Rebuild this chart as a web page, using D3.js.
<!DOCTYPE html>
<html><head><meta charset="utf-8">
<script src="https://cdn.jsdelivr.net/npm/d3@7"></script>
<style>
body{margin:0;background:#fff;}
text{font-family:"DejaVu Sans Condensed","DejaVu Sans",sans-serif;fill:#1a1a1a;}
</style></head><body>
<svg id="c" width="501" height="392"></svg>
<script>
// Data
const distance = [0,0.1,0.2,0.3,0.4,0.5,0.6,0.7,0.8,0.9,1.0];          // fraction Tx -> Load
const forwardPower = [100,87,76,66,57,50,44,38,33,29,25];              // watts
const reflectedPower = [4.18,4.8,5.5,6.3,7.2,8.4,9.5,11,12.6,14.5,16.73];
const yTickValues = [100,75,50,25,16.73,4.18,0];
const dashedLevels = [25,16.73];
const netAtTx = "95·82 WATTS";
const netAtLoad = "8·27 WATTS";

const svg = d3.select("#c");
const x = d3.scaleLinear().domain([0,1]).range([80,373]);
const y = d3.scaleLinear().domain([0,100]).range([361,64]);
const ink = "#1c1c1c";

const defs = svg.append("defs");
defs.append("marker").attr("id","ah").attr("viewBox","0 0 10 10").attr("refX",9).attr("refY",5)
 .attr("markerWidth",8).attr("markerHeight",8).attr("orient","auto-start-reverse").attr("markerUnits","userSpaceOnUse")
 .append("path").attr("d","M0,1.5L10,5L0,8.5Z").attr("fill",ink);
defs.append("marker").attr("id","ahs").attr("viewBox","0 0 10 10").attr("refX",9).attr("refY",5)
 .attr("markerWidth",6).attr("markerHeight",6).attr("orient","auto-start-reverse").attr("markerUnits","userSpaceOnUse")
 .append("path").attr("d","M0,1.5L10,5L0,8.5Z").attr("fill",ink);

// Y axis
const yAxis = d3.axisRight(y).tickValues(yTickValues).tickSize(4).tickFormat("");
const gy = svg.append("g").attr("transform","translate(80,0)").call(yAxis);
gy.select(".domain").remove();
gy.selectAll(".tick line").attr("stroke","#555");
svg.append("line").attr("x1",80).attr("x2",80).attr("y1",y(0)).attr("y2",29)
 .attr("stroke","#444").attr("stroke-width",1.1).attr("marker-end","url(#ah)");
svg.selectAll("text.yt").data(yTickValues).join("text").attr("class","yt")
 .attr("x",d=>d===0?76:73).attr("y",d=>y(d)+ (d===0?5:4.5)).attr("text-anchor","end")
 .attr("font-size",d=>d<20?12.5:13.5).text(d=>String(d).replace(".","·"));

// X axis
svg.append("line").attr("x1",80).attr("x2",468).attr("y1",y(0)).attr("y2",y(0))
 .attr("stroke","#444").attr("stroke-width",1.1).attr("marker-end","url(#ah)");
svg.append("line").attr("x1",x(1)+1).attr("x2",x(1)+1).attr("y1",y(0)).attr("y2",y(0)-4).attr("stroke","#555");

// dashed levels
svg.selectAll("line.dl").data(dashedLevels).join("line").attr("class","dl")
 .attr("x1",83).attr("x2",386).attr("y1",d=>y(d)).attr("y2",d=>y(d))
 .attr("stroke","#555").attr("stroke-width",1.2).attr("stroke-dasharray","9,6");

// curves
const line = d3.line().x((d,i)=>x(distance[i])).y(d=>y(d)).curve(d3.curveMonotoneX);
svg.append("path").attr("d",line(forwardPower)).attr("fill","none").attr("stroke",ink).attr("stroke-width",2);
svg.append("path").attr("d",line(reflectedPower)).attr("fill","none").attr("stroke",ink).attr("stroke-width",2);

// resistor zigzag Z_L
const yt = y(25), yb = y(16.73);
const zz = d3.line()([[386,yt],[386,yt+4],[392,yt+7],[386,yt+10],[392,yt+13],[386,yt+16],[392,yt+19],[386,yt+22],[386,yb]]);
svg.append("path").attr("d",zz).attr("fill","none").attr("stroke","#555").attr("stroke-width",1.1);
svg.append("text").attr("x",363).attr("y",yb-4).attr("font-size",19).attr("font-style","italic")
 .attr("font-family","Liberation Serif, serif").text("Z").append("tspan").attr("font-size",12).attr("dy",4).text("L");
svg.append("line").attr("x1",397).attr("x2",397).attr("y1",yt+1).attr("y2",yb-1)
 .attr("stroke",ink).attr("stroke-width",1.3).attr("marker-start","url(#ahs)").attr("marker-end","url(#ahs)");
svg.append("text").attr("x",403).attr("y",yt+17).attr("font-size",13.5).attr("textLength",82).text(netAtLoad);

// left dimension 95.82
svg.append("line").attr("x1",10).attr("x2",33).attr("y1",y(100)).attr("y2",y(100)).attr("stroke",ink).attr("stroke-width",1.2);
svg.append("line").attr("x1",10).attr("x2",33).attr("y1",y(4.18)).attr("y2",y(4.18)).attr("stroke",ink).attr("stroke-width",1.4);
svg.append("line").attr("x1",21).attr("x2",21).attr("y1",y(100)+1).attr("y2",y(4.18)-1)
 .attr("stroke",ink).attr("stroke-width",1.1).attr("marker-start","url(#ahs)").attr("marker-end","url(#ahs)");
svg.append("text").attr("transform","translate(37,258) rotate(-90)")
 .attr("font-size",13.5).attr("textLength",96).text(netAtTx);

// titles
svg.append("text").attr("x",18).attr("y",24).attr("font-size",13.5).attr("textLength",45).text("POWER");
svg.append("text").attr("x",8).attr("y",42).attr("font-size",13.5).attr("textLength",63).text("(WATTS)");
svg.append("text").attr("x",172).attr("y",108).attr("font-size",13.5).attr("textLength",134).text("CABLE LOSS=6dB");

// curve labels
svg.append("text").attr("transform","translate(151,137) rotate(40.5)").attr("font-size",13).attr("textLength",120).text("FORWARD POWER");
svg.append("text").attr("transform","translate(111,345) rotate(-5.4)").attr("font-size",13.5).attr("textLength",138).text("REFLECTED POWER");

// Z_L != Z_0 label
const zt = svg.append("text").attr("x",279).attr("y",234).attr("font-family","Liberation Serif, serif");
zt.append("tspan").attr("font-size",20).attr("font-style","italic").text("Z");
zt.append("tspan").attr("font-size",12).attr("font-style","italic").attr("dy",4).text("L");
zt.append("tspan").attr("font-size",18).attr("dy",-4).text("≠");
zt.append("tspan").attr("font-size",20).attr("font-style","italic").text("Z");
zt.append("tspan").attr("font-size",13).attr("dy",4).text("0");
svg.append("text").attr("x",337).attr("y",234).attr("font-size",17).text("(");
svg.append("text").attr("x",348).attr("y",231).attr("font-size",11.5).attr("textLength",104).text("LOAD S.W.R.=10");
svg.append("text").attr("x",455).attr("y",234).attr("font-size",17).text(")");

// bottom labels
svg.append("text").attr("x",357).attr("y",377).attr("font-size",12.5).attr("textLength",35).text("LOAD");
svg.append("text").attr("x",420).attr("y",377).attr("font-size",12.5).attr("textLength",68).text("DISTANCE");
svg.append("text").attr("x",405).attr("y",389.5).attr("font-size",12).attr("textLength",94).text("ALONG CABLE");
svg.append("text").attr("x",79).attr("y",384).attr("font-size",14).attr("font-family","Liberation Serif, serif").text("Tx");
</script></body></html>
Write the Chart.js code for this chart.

What you will do:
Reproduce all of the records exactly.

Task output:
Rebuild this chart as a web page, using D3.js.
<!DOCTYPE html>
<html><head><meta charset="utf-8">
<script src="https://cdn.jsdelivr.net/npm/d3@7"></script>
<style>
body{margin:0;background:#fff;}
text{font-family:"DejaVu Sans Condensed","DejaVu Sans",sans-serif;fill:#1a1a1a;}
</style></head><body>
<svg id="c" width="501" height="392"></svg>
<script>
// Data
const distance = [0,0.1,0.2,0.3,0.4,0.5,0.6,0.7,0.8,0.9,1.0];          // fraction Tx -> Load
const forwardPower = [100,87,76,66,57,50,44,38,33,29,25];              // watts
const reflectedPower = [4.18,4.8,5.5,6.3,7.2,8.4,9.5,11,12.6,14.5,16.73];
const yTickValues = [100,75,50,25,16.73,4.18,0];
const dashedLevels = [25,16.73];
const netAtTx = "95·82 WATTS";
const netAtLoad = "8·27 WATTS";

const svg = d3.select("#c");
const x = d3.scaleLinear().domain([0,1]).range([80,373]);
const y = d3.scaleLinear().domain([0,100]).range([361,64]);
const ink = "#1c1c1c";

const defs = svg.append("defs");
defs.append("marker").attr("id","ah").attr("viewBox","0 0 10 10").attr("refX",9).attr("refY",5)
 .attr("markerWidth",8).attr("markerHeight",8).attr("orient","auto-start-reverse").attr("markerUnits","userSpaceOnUse")
 .append("path").attr("d","M0,1.5L10,5L0,8.5Z").attr("fill",ink);
defs.append("marker").attr("id","ahs").attr("viewBox","0 0 10 10").attr("refX",9).attr("refY",5)
 .attr("markerWidth",6).attr("markerHeight",6).attr("orient","auto-start-reverse").attr("markerUnits","userSpaceOnUse")
 .append("path").attr("d","M0,1.5L10,5L0,8.5Z").attr("fill",ink);

// Y axis
const yAxis = d3.axisRight(y).tickValues(yTickValues).tickSize(4).tickFormat("");
const gy = svg.append("g").attr("transform","translate(80,0)").call(yAxis);
gy.select(".domain").remove();
gy.selectAll(".tick line").attr("stroke","#555");
svg.append("line").attr("x1",80).attr("x2",80).attr("y1",y(0)).attr("y2",29)
 .attr("stroke","#444").attr("stroke-width",1.1).attr("marker-end","url(#ah)");
svg.selectAll("text.yt").data(yTickValues).join("text").attr("class","yt")
 .attr("x",d=>d===0?76:73).attr("y",d=>y(d)+ (d===0?5:4.5)).attr("text-anchor","end")
 .attr("font-size",d=>d<20?12.5:13.5).text(d=>String(d).replace(".","·"));

// X axis
svg.append("line").attr("x1",80).attr("x2",468).attr("y1",y(0)).attr("y2",y(0))
 .attr("stroke","#444").attr("stroke-width",1.1).attr("marker-end","url(#ah)");
svg.append("line").attr("x1",x(1)+1).attr("x2",x(1)+1).attr("y1",y(0)).attr("y2",y(0)-4).attr("stroke","#555");

// dashed levels
svg.selectAll("line.dl").data(dashedLevels).join("line").attr("class","dl")
 .attr("x1",83).attr("x2",386).attr("y1",d=>y(d)).attr("y2",d=>y(d))
 .attr("stroke","#555").attr("stroke-width",1.2).attr("stroke-dasharray","9,6");

// curves
const line = d3.line().x((d,i)=>x(distance[i])).y(d=>y(d)).curve(d3.curveMonotoneX);
svg.append("path").attr("d",line(forwardPower)).attr("fill","none").attr("stroke",ink).attr("stroke-width",2);
svg.append("path").attr("d",line(reflectedPower)).attr("fill","none").attr("stroke",ink).attr("stroke-width",2);

// resistor zigzag Z_L
const yt = y(25), yb = y(16.73);
const zz = d3.line()([[386,yt],[386,yt+4],[392,yt+7],[386,yt+10],[392,yt+13],[386,yt+16],[392,yt+19],[386,yt+22],[386,yb]]);
svg.append("path").attr("d",zz).attr("fill","none").attr("stroke","#555").attr("stroke-width",1.1);
svg.append("text").attr("x",363).attr("y",yb-4).attr("font-size",19).attr("font-style","italic")
 .attr("font-family","Liberation Serif, serif").text("Z").append("tspan").attr("font-size",12).attr("dy",4).text("L");
svg.append("line").attr("x1",397).attr("x2",397).attr("y1",yt+1).attr("y2",yb-1)
 .attr("stroke",ink).attr("stroke-width",1.3).attr("marker-start","url(#ahs)").attr("marker-end","url(#ahs)");
svg.append("text").attr("x",403).attr("y",yt+17).attr("font-size",13.5).attr("textLength",82).text(netAtLoad);

// left dimension 95.82
svg.append("line").attr("x1",10).attr("x2",33).attr("y1",y(100)).attr("y2",y(100)).attr("stroke",ink).attr("stroke-width",1.2);
svg.append("line").attr("x1",10).attr("x2",33).attr("y1",y(4.18)).attr("y2",y(4.18)).attr("stroke",ink).attr("stroke-width",1.4);
svg.append("line").attr("x1",21).attr("x2",21).attr("y1",y(100)+1).attr("y2",y(4.18)-1)
 .attr("stroke",ink).attr("stroke-width",1.1).attr("marker-start","url(#ahs)").attr("marker-end","url(#ahs)");
svg.append("text").attr("transform","translate(37,258) rotate(-90)")
 .attr("font-size",13.5).attr("textLength",96).text(netAtTx);

// titles
svg.append("text").attr("x",18).attr("y",24).attr("font-size",13.5).attr("textLength",45).text("POWER");
svg.append("text").attr("x",8).attr("y",42).attr("font-size",13.5).attr("textLength",63).text("(WATTS)");
svg.append("text").attr("x",172).attr("y",108).attr("font-size",13.5).attr("textLength",134).text("CABLE LOSS=6dB");

// curve labels
svg.append("text").attr("transform","translate(151,137) rotate(40.5)").attr("font-size",13).attr("textLength",120).text("FORWARD POWER");
svg.append("text").attr("transform","translate(111,345) rotate(-5.4)").attr("font-size",13.5).attr("textLength",138).text("REFLECTED POWER");

// Z_L != Z_0 label
const zt = svg.append("text").attr("x",279).attr("y",234).attr("font-family","Liberation Serif, serif");
zt.append("tspan").attr("font-size",20).attr("font-style","italic").text("Z");
zt.append("tspan").attr("font-size",12).attr("font-style","italic").attr("dy",4).text("L");
zt.append("tspan").attr("font-size",18).attr("dy",-4).text("≠");
zt.append("tspan").attr("font-size",20).attr("font-style","italic").text("Z");
zt.append("tspan").attr("font-size",13).attr("dy",4).text("0");
svg.append("text").attr("x",337).attr("y",234).attr("font-size",17).text("(");
svg.append("text").attr("x",348).attr("y",231).attr("font-size",11.5).attr("textLength",104).text("LOAD S.W.R.=10");
svg.append("text").attr("x",455).attr("y",234).attr("font-size",17).text(")");

// bottom labels
svg.append("text").attr("x",357).attr("y",377).attr("font-size",12.5).attr("textLength",35).text("LOAD");
svg.append("text").attr("x",420).attr("y",377).attr("font-size",12.5).attr("textLength",68).text("DISTANCE");
svg.append("text").attr("x",405).attr("y",389.5).attr("font-size",12).attr("textLength",94).text("ALONG CABLE");
svg.append("text").attr("x",79).attr("y",384).attr("font-size",14).attr("font-family","Liberation Serif, serif").text("Tx");
</script></body></html>
Write the Chart.js code for this chart.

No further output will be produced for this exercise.